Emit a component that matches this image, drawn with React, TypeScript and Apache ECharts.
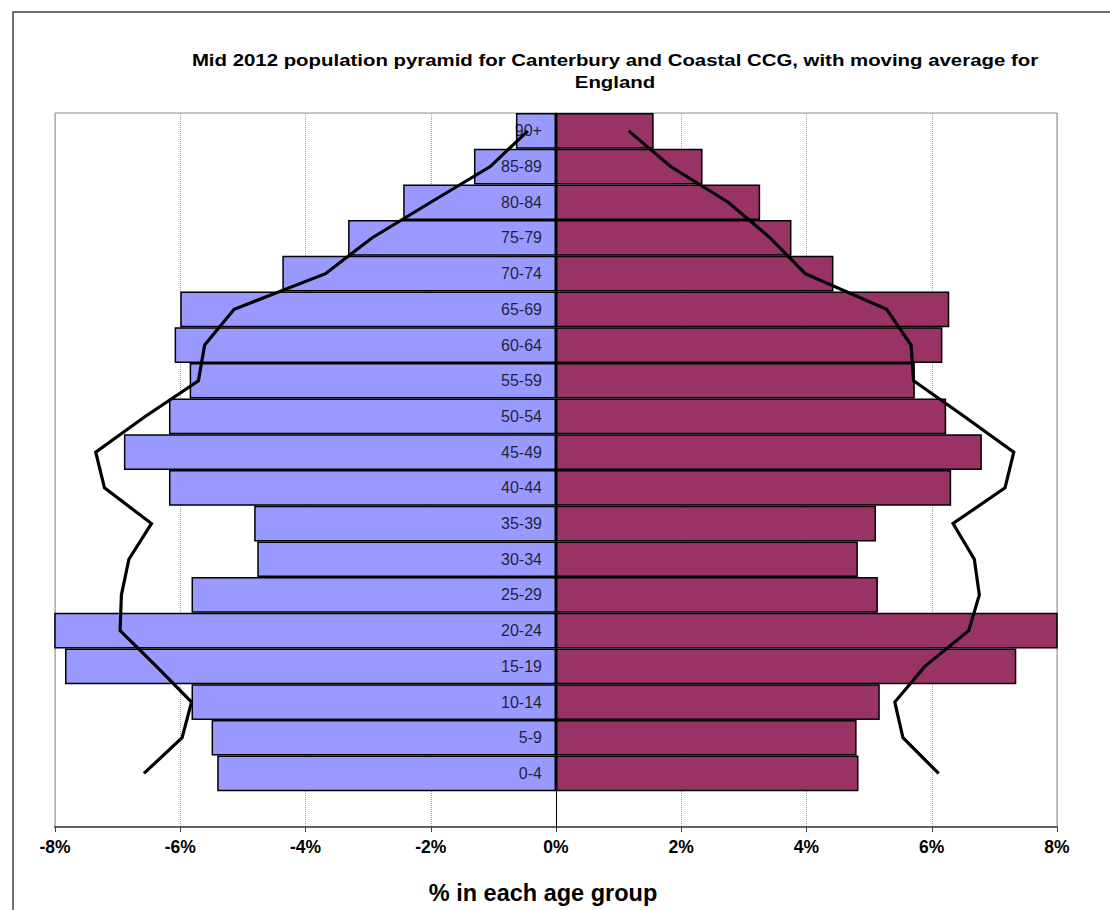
import React, { useEffect, useRef } from 'react';
import * as echarts from 'echarts';

const titleLines = [
  'Mid 2012 population pyramid for Canterbury and Coastal CCG, with moving average for',
  'England',
];
const axisTitle = '% in each age group';

const ageGroups = ['0-4', '5-9', '10-14', '15-19', '20-24', '25-29', '30-34', '35-39', '40-44', '45-49',
  '50-54', '55-59', '60-64', '65-69', '70-74', '75-79', '80-84', '85-89', '90+'];

// Canterbury and Coastal CCG, % in each age group (males negative)
const canterburyMale = [-5.41, -5.50, -5.82, -7.84, -8.4, -5.82, -4.77, -4.82, -6.18, -6.90,
  -6.18, -5.85, -6.09, -6.00, -4.37, -3.32, -2.44, -1.31, -0.64];
const canterburyFemale = [4.83, 4.80, 5.17, 7.35, 8.4, 5.14, 4.82, 5.11, 6.31, 6.80,
  6.23, 5.73, 6.17, 6.28, 4.43, 3.76, 3.26, 2.34, 1.56];

// England moving average
const englandMale = [-6.58, -5.97, -5.82, -6.38, -6.96, -6.94, -6.82, -6.46, -7.21, -7.35,
  -6.56, -5.71, -5.61, -5.14, -3.68, -2.94, -2.0, -1.05, -0.45];
const englandFemale = [6.11, 5.54, 5.41, 5.89, 6.59, 6.76, 6.68, 6.34, 7.17, 7.31,
  6.52, 5.71, 5.67, 5.28, 3.98, 3.42, 2.75, 1.83, 1.16];

const xMin = -8;
const xMax = 8;
const xStep = 2;

const FONT = '"Liberation Sans", Arial, sans-serif';

export default function App() {
  const ref = useRef<HTMLDivElement>(null);

  useEffect(() => {
    document.body.style.margin = '0';
    const chart = echarts.init(ref.current as HTMLDivElement, null, { renderer: 'svg' });
    const cats = ['', ...ageGroups];
    const pad = (a: number[]) => [null, ...a];

    chart.setOption({
      animation: false,
      backgroundColor: '#ffffff',
      textStyle: { fontFamily: FONT },
      grid: {
        left: 55,
        top: 113,
        width: 1002,
        height: 714,
        show: true,
        borderColor: '#8c8c8c',
        borderWidth: 1,
        containLabel: false,
      },
      xAxis: {
        type: 'value',
        min: xMin,
        max: xMax,
        interval: xStep,
        axisLine: { show: true, onZero: false, lineStyle: { color: '#606060', width: 2 } },
        axisTick: { show: true, length: 5, lineStyle: { color: '#404040', width: 1 } },
        axisLabel: {
          formatter: (v: number) => `${v}%`,
          color: '#000',
          fontWeight: 'bold',
          fontSize: 17.5,
          fontFamily: FONT,
          margin: 11,
        },
        splitLine: { show: true, lineStyle: { color: '#a0a0a0', type: [1, 1], width: 1 } },
      },
      yAxis: {
        type: 'category',
        data: cats,
        z: 3,
        axisLine: { show: true, onZero: true, lineStyle: { color: '#000', width: 1 } },
        axisTick: { show: false },
        axisLabel: { show: false },
        splitLine: { show: false },
      },
      series: [
        {
          name: 'Canterbury male',
          type: 'bar',
          data: pad(canterburyMale),
          barWidth: '100%',
          barGap: '-100%',
          barCategoryGap: '0%',
          z: 2,
          itemStyle: { color: '#9999ff', borderColor: '#000', borderWidth: 1.5 },
        },
        {
          name: 'Canterbury female',
          type: 'bar',
          data: pad(canterburyFemale),
          barWidth: '100%',
          barGap: '-100%',
          barCategoryGap: '0%',
          z: 2,
          itemStyle: { color: '#993366', borderColor: '#000', borderWidth: 1.5 },
        },
        {
          name: 'Age group labels',
          type: 'scatter',
          data: ageGroups.map((g) => [0, g]),
          symbolSize: 0.1,
          silent: true,
          z: 3,
          itemStyle: { color: 'rgba(0,0,0,0)' },
          label: {
            show: true,
            position: 'left',
            distance: 14,
            formatter: (p: any) => p.value[1],
            color: '#000',
            fontSize: 16,
            fontFamily: FONT,
          },
        },
        {
          name: 'England male',
          type: 'line',
          data: pad(englandMale),
          symbol: 'none',
          z: 4,
          lineStyle: { color: '#000', width: 3.2, join: 'miter', cap: 'butt' },
        },
        {
          name: 'England female',
          type: 'line',
          data: pad(englandFemale),
          symbol: 'none',
          z: 4,
          lineStyle: { color: '#000', width: 3.2, join: 'miter', cap: 'butt' },
        },
      ],
      graphic: [
        {
          type: 'rect',
          z: 100,
          shape: { x: 13, y: 12, width: 1200, height: 1000 },
          style: { fill: 'none', stroke: '#404040', lineWidth: 1.5 },
        },
        {
          type: 'text',
          x: 615,
          y: 60,
          scaleX: 1.2,
          style: {
            text: titleLines[0],
            textAlign: 'center',
            textVerticalAlign: 'middle',
            font: `bold 17px ${FONT}`,
            fill: '#000',
          },
        },
        {
          type: 'text',
          x: 615,
          y: 82,
          scaleX: 1.2,
          style: {
            text: titleLines[1],
            textAlign: 'center',
            textVerticalAlign: 'middle',
            font: `bold 17px ${FONT}`,
            fill: '#000',
          },
        },
        {
          type: 'text',
          x: 543,
          y: 893,
          style: {
            text: axisTitle,
            textAlign: 'center',
            textVerticalAlign: 'middle',
            font: `bold 23.5px ${FONT}`,
            fill: '#000',
          },
        },
      ],
    });

    return () => chart.dispose();
  }, []);

  return <div ref={ref} style={{ width: 1110, height: 910 }} />;
}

***

* [TASK PROMPT]: Drop the images and repeat the data exactly.

* [SOLVED EXERCISE]:
Emit a component that matches this image, drawn with React, TypeScript and Apache ECharts.
import React, { useEffect, useRef } from 'react';
import * as echarts from 'echarts';

const titleLines = [
  'Mid 2012 population pyramid for Canterbury and Coastal CCG, with moving average for',
  'England',
];
const axisTitle = '% in each age group';

const ageGroups = ['0-4', '5-9', '10-14', '15-19', '20-24', '25-29', '30-34', '35-39', '40-44', '45-49',
  '50-54', '55-59', '60-64', '65-69', '70-74', '75-79', '80-84', '85-89', '90+'];

// Canterbury and Coastal CCG, % in each age group (males negative)
const canterburyMale = [-5.41, -5.50, -5.82, -7.84, -8.4, -5.82, -4.77, -4.82, -6.18, -6.90,
  -6.18, -5.85, -6.09, -6.00, -4.37, -3.32, -2.44, -1.31, -0.64];
const canterburyFemale = [4.83, 4.80, 5.17, 7.35, 8.4, 5.14, 4.82, 5.11, 6.31, 6.80,
  6.23, 5.73, 6.17, 6.28, 4.43, 3.76, 3.26, 2.34, 1.56];

// England moving average
const englandMale = [-6.58, -5.97, -5.82, -6.38, -6.96, -6.94, -6.82, -6.46, -7.21, -7.35,
  -6.56, -5.71, -5.61, -5.14, -3.68, -2.94, -2.0, -1.05, -0.45];
const englandFemale = [6.11, 5.54, 5.41, 5.89, 6.59, 6.76, 6.68, 6.34, 7.17, 7.31,
  6.52, 5.71, 5.67, 5.28, 3.98, 3.42, 2.75, 1.83, 1.16];

const xMin = -8;
const xMax = 8;
const xStep = 2;

const FONT = '"Liberation Sans", Arial, sans-serif';

export default function App() {
  const ref = useRef<HTMLDivElement>(null);

  useEffect(() => {
    document.body.style.margin = '0';
    const chart = echarts.init(ref.current as HTMLDivElement, null, { renderer: 'svg' });
    const cats = ['', ...ageGroups];
    const pad = (a: number[]) => [null, ...a];

    chart.setOption({
      animation: false,
      backgroundColor: '#ffffff',
      textStyle: { fontFamily: FONT },
      grid: {
        left: 55,
        top: 113,
        width: 1002,
        height: 714,
        show: true,
        borderColor: '#8c8c8c',
        borderWidth: 1,
        containLabel: false,
      },
      xAxis: {
        type: 'value',
        min: xMin,
        max: xMax,
        interval: xStep,
        axisLine: { show: true, onZero: false, lineStyle: { color: '#606060', width: 2 } },
        axisTick: { show: true, length: 5, lineStyle: { color: '#404040', width: 1 } },
        axisLabel: {
          formatter: (v: number) => `${v}%`,
          color: '#000',
          fontWeight: 'bold',
          fontSize: 17.5,
          fontFamily: FONT,
          margin: 11,
        },
        splitLine: { show: true, lineStyle: { color: '#a0a0a0', type: [1, 1], width: 1 } },
      },
      yAxis: {
        type: 'category',
        data: cats,
        z: 3,
        axisLine: { show: true, onZero: true, lineStyle: { color: '#000', width: 1 } },
        axisTick: { show: false },
        axisLabel: { show: false },
        splitLine: { show: false },
      },
      series: [
        {
          name: 'Canterbury male',
          type: 'bar',
          data: pad(canterburyMale),
          barWidth: '100%',
          barGap: '-100%',
          barCategoryGap: '0%',
          z: 2,
          itemStyle: { color: '#9999ff', borderColor: '#000', borderWidth: 1.5 },
        },
        {
          name: 'Canterbury female',
          type: 'bar',
          data: pad(canterburyFemale),
          barWidth: '100%',
          barGap: '-100%',
          barCategoryGap: '0%',
          z: 2,
          itemStyle: { color: '#993366', borderColor: '#000', borderWidth: 1.5 },
        },
        {
          name: 'Age group labels',
          type: 'scatter',
          data: ageGroups.map((g) => [0, g]),
          symbolSize: 0.1,
          silent: true,
          z: 3,
          itemStyle: { color: 'rgba(0,0,0,0)' },
          label: {
            show: true,
            position: 'left',
            distance: 14,
            formatter: (p: any) => p.value[1],
            color: '#000',
            fontSize: 16,
            fontFamily: FONT,
          },
        },
        {
          name: 'England male',
          type: 'line',
          data: pad(englandMale),
          symbol: 'none',
          z: 4,
          lineStyle: { color: '#000', width: 3.2, join: 'miter', cap: 'butt' },
        },
        {
          name: 'England female',
          type: 'line',
          data: pad(englandFemale),
          symbol: 'none',
          z: 4,
          lineStyle: { color: '#000', width: 3.2, join: 'miter', cap: 'butt' },
        },
      ],
      graphic: [
        {
          type: 'rect',
          z: 100,
          shape: { x: 13, y: 12, width: 1200, height: 1000 },
          style: { fill: 'none', stroke: '#404040', lineWidth: 1.5 },
        },
        {
          type: 'text',
          x: 615,
          y: 60,
          scaleX: 1.2,
          style: {
            text: titleLines[0],
            textAlign: 'center',
            textVerticalAlign: 'middle',
            font: `bold 17px ${FONT}`,
            fill: '#000',
          },
        },
        {
          type: 'text',
          x: 615,
          y: 82,
          scaleX: 1.2,
          style: {
            text: titleLines[1],
            textAlign: 'center',
            textVerticalAlign: 'middle',
            font: `bold 17px ${FONT}`,
            fill: '#000',
          },
        },
        {
          type: 'text',
          x: 543,
          y: 893,
          style: {
            text: axisTitle,
            textAlign: 'center',
            textVerticalAlign: 'middle',
            font: `bold 23.5px ${FONT}`,
            fill: '#000',
          },
        },
      ],
    });

    return () => chart.dispose();
  }, []);

  return <div ref={ref} style={{ width: 1110, height: 910 }} />;
}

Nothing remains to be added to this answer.